The People’s Bank of China (PBOC) has expanded its monetary policy toolkit by introducing a new reverse repo mechanism, injecting 500 billion yuan (approximately $70.3 billion) into the banking system in October. This move aims to enhance liquidity management and foster the development of an internationalized interbank bond market.
Traditionally, the PBOC has relied on pledged reverse repos for market liquidity management. In these transactions, the bonds used as collateral are held in a frozen account at commercial banks. The newly introduced “outright reverse repo” tool differs significantly. In this mechanism, the collateral bonds are transferred to the central bank’s bond account, granting the PBOC greater flexibility to manage its policy by allowing it to sell these bonds as needed.

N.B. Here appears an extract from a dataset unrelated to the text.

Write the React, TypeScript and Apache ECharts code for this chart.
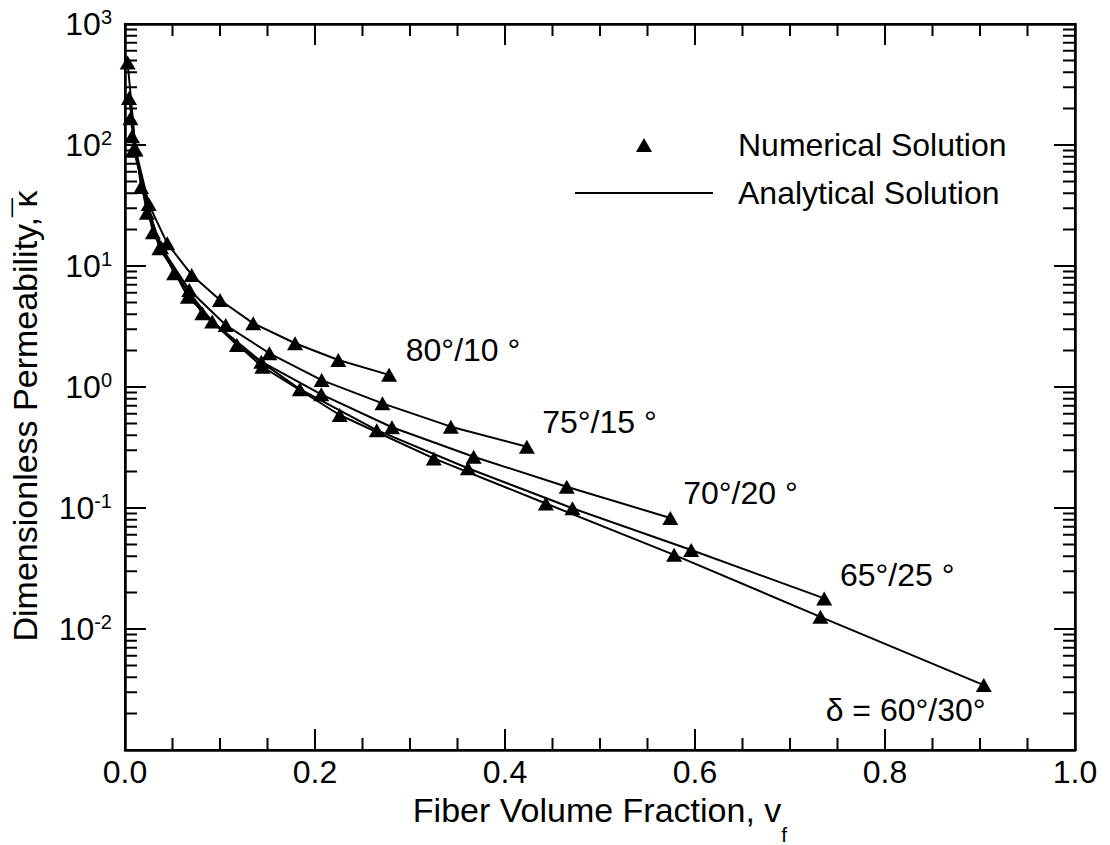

Experts familiar with the central bank’s operations emphasize that outright reverse repo transactions are distinct from conventional bond buying or selling operations. In an outright reverse repo, the PBOC’s balance sheet reflects an increase in claims rather than an accumulation of bond assets, indicating a shift in the nature of liquidity provision.
The introduction of outright reverse repos enriches the PBOC’s policy options and is expected to stimulate the development of the outright repo business within China’s interbank bond market, aligning it more closely with practices common in international financial markets.
With a maturity of six months, the recent outright reverse repo operations are strategically timed to ensure sufficient liquidity in the lead-up to the Spring Festival holiday. Analysts suggest that this initiative reflects the central bank’s commitment to a supportive monetary policy, contributing to an overall net injection of over 600 billion yuan in medium and long-term liquidity throughout October.
This move signals the PBOC’s proactive approach in navigating current economic challenges and highlights its dedication to enhancing the efficiency and resilience of China’s financial system.